One week after filing Laraway, the Court of Appeal modified its opinion by adding additional authorities to bolster its analysis. Laraway v. Pasadena Unified School District, 2002 DJDAR 5774 (Cal. App. May 23, 2002).

The court cited Townsel v. San Diego MTD Bd., 65 Cal. App. 4th 940 (1998), and Haight v. City of San Diego, 228 Cal. App. 3d 413 (1991). Both cases involved Superior Court writ petitions — a kind of "special proceeding." The court cited these cases for the rule that an order denying such a petition may be treated as a final judgment. These cases, therefore, supplied a link that had been missing from court's initial analysis.

By citing Townsel and Haight, Laraway revealed the premise central to its holding: As an order denying a "special proceeding," which constitutes the "final determination of the rights of the parties" under Code of Civil Procedure section 1064, the order was tantamount to a judgment and therefore appealable.
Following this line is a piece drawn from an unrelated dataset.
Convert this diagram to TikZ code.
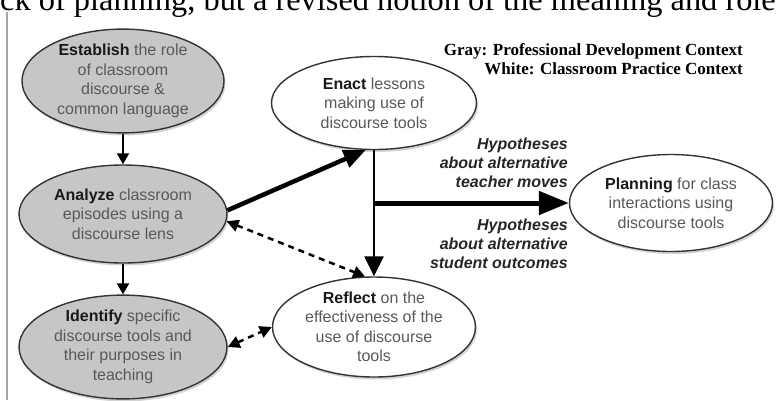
\documentclass[tikz,border=0pt]{standalone}
\usepackage{fontspec}
\setmainfont{Liberation Serif}
\setsansfont{Liberation Sans}
\usetikzlibrary{arrows.meta,shapes.geometric,shadows}
\newcommand{\kw}[1]{\textbf{\color{black!90}#1}}

\begin{document}
\begin{tikzpicture}[
    x=1pt,
    y=-1pt,
    stage/.style={
        ellipse,
        draw=black!80,
        line width=1.4pt,
        inner sep=0pt,
        align=center,
        text=black!65,
        font=\sffamily\fontsize{16}{19.5}\selectfont,
        drop shadow={opacity=0.35, shadow xshift=1.5pt, shadow yshift=-2.5pt}
    },
    pd/.style={
        stage,
        fill=gray!45
    },
    cp/.style={
        stage,
        fill=white
    },
    down/.style={
        line width=2pt,
        -{Triangle[length=11pt,width=12pt]}
    },
    bold/.style={
        line width=4.5pt,
        -{Triangle[length=22pt,width=18pt]}
    },
    branch/.style={
        line width=2.5pt
    },
    dashflow/.style={
        line width=2.5pt,
        dash pattern=on 6pt off 5pt,
        {Triangle[length=12pt,width=12pt]}-{Triangle[length=12pt,width=12pt]}
    },
    hyp/.style={
        align=right,
        inner sep=0pt,
        text=black!85,
        font=\sffamily\bfseries\itshape\fontsize{16}{19}\selectfont
    }
]

\useasboundingbox (0,0) rectangle (777,400);

% =================================================
% Page around the figure
% =================================================

\node[anchor=base west, inner sep=0pt, font=\rmfamily\fontsize{32.4}{38}\selectfont]
    (cut) at (0,10) {ck of planning, but a revised notion of the meaning and role};
\draw[black!35, line width=1.5pt] (7,12) -- (7,400);

% =================================================
% Centres of the stages
% =================================================

% Professional development (left column)
\coordinate (e) at (123,81);
\coordinate (a) at (123,214);
\coordinate (i) at (123,347);

% Classroom practice
\coordinate (n) at (374,103);
\coordinate (r) at (374,327);
\coordinate (p) at (671,203);

% =================================================
% Stages
% =================================================

\node[pd, minimum width=202pt, minimum height=96pt] (Est) at (e)
    {\kw{Establish} the role\\of classroom\\discourse \&\\common language};
\node[pd, minimum width=208pt, minimum height=98pt] (Ana) at (a)
    {\kw{Analyze} classroom\\episodes using a\\discourse lens};
\node[pd, minimum width=208pt, minimum height=98pt] (Ide) at (i)
    {\kw{Identify} specific\\discourse tools and\\their purposes in\\teaching};

\node[cp, minimum width=205pt, minimum height=93pt] (Ena) at (n)
    {\kw{Enact} lessons\\making use of\\discourse tools};
\node[cp, minimum width=203pt, minimum height=100pt] (Ref) at (r)
    {\kw{Reflect} on the\\effectiveness of the\\use of discourse\\tools};
\node[cp, minimum width=203pt, minimum height=97pt] (Pla) at (p)
    {\kw{Planning} for class\\interactions using\\discourse tools};

% =================================================
% Connectors
% =================================================

\draw[down] (Est.south) -- (Ana.north);
\draw[down] (Ana.south) -- (Ide.north);

\draw[bold] (Ana.2) -- (Ena.260);
\draw[dashflow] (Ana.-4) -- (Ref.100);
\draw[dashflow] (Ide.east) -- (Ref.west);

\coordinate (J) at (Ena.south |- Pla.west);
\draw[branch, -{Triangle[length=20pt,width=19pt]}] (Ena.south) -- (Ref.north);
\draw[line width=5pt, -{Triangle[length=30pt,width=23pt]}] (J) -- (Pla.west);

% =================================================
% Labels
% =================================================

\node[hyp, anchor=east] (HypT) at (568,163)
    {Hypotheses\\about alternative\\teacher moves};
\node[hyp, anchor=east] (HypS) at (568,244)
    {Hypotheses\\about alternative\\student outcomes};

\node[align=right, anchor=east, inner sep=0pt,
      font=\rmfamily\bfseries\fontsize{17}{19}\selectfont] (Key) at (743,59.5)
    {Gray: Professional Development Context\\White: Classroom Practice Context};

\end{tikzpicture}
\end{document}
Arguably, however, Townsel and Haight did not require dismissal of the appeal in Laraway. In those two cases, the courts allowed arguably premature appeals to proceed by treating orders in special proceedings as final judgments. But in ruling that the appeals could be from the order, they never clearly articulated that the appellant was required to appeal from the order. Nor did they address what effect a later judgment might have on the appealability of such an order.

In fairness, however, it is not a great stretch to conclude that, as in Townsel and Haight, if an order that determines all aspects of a special proceeding is appealable regardless of entry of a judgment, then such an order must be appealed on pain of losing the right to appeal.
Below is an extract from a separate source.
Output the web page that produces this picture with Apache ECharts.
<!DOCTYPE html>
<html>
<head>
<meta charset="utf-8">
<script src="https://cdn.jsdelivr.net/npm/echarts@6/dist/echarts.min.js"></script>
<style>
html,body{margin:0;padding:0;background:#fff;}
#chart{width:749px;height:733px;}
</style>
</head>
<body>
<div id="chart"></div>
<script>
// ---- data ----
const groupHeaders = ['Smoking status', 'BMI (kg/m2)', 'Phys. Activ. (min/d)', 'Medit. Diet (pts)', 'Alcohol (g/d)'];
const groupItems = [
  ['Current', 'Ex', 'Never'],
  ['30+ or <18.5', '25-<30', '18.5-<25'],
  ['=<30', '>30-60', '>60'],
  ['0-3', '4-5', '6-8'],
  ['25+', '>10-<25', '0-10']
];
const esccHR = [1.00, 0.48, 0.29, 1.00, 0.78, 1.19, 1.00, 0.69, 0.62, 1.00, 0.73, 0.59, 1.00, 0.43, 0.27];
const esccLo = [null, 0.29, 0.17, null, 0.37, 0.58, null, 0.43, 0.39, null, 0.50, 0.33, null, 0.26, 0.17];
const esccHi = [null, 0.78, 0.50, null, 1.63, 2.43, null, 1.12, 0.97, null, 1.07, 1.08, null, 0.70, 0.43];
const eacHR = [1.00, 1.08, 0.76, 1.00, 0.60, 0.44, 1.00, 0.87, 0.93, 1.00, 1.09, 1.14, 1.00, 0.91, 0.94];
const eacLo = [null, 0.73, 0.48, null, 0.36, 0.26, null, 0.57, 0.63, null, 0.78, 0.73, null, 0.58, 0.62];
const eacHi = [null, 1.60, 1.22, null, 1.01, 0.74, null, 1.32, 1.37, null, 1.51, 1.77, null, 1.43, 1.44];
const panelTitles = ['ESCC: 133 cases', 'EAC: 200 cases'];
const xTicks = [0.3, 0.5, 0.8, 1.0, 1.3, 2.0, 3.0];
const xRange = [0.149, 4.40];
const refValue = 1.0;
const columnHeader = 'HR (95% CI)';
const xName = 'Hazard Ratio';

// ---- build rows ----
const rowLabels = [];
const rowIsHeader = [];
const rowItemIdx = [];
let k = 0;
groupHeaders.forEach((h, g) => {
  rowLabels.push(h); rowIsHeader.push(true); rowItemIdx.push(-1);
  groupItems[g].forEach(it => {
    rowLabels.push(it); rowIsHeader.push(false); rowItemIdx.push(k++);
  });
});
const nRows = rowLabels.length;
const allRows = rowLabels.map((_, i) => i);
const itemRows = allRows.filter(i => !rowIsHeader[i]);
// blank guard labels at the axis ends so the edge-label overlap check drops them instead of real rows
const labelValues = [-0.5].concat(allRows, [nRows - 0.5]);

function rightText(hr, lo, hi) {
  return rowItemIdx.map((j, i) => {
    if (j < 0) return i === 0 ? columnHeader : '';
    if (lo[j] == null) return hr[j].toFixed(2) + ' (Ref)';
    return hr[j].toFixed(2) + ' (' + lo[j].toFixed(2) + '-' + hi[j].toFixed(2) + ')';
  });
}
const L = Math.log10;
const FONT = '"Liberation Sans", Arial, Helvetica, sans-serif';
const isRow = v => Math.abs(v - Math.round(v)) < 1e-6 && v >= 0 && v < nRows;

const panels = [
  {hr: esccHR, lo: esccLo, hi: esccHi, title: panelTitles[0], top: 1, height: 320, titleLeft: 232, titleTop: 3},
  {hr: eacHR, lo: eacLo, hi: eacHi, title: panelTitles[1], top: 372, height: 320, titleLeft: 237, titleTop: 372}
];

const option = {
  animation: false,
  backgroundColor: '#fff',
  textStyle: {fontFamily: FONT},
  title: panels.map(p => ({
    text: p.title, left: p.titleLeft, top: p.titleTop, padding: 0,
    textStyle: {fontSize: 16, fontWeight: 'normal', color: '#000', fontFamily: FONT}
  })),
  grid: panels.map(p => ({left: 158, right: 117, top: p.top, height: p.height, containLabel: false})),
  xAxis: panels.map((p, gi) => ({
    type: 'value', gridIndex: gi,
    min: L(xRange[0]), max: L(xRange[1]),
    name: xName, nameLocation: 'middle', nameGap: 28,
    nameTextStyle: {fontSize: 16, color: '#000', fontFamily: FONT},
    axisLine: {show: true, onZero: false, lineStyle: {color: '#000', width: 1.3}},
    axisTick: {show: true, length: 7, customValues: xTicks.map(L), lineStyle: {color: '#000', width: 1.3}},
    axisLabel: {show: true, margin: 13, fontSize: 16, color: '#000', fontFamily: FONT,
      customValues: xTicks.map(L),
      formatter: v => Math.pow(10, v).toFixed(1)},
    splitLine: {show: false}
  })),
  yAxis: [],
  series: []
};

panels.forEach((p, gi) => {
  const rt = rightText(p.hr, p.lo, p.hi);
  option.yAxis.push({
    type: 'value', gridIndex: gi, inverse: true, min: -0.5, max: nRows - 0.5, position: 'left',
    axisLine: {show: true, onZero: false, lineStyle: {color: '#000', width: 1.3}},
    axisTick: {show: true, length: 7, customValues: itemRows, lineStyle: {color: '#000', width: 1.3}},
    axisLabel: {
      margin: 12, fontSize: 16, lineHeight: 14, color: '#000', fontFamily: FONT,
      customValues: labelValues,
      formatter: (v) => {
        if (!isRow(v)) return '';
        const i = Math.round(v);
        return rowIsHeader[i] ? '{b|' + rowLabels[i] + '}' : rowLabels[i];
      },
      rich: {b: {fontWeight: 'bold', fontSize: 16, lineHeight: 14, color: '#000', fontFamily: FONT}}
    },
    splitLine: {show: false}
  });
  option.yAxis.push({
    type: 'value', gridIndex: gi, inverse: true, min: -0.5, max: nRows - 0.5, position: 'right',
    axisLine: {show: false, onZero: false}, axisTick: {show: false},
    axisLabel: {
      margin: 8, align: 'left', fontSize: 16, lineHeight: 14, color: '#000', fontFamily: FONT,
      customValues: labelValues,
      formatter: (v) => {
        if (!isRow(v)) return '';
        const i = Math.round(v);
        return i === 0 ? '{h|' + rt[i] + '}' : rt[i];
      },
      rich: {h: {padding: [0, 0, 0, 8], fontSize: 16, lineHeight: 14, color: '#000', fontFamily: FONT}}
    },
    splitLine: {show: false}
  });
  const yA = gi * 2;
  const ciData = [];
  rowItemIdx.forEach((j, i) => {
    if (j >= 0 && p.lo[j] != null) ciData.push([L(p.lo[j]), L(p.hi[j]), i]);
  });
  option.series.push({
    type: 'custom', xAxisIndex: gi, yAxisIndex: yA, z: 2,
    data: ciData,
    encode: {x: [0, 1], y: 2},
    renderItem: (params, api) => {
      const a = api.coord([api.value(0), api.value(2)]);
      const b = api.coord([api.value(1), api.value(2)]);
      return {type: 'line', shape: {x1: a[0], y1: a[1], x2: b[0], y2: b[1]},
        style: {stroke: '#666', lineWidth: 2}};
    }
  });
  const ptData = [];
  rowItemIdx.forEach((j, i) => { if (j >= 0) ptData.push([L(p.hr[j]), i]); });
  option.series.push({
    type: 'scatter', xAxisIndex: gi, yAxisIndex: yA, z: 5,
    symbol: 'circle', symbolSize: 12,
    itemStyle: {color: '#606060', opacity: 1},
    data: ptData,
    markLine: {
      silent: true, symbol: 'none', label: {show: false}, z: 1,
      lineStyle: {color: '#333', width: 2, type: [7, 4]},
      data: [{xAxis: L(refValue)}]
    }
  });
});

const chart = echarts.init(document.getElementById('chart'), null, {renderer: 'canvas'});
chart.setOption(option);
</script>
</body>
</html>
The Supreme Court came close to addressing this situation in Griset v. Fair Political Practices Comm'n, 25 Cal. 4th 688 (2001). Griset concluded that an order denying a petition for writ of mandate that effectively disposed of all the parties' claims constituted an appealable judgment such that the "judgment" entered after the order was void.

Griset, however, did not rest its analysis on the fact that an order may be a final judgment in a special proceeding. Rather, it found the order to be a final judgment because the Court of Appeal "implicitly construed [the order] as a final judgment." Laraway, therefore, is the first case to require a party to file a notice of appeal from an order that resolves a section 1064 special proceeding.

Laraway's lesson is clear: If a matter in Superior Court qualifies as a special proceeding under section 1064, an order that resolves the matter and leaves nothing (or only costs) for further determination qualifies as a "judgment" that must be appealed. In particular, Laraway should resolve any existing uncertainty over appeals from Superior Court orders that deny writ petitions.

Reliance on a subsequently filed document, including even a "judgment," will not save an untimely appeal from the order unless the trial court directs the preparation of a judgment or has contemplated further proceedings.

Moreover, if there is any uncertainty about whether a given proceeding counts as a "special proceeding," the safest course is to appeal both that order and any judgment later entered. E.g., MCM Constr. Inc. v. San Francisco, 66 Cal. App. 4th 359 (1998) (appeals taken from order denying writ petition and later judgment "in an abundance of caution").

It is far better for one to be chastised by the Court of Appeal for wearing a belt and suspenders (appealing from a nonappealable order and an appealable judgment), than to have one's pants fall down (having to explain to an angry client why the Court of Appeal dismissed the appeal as untimely).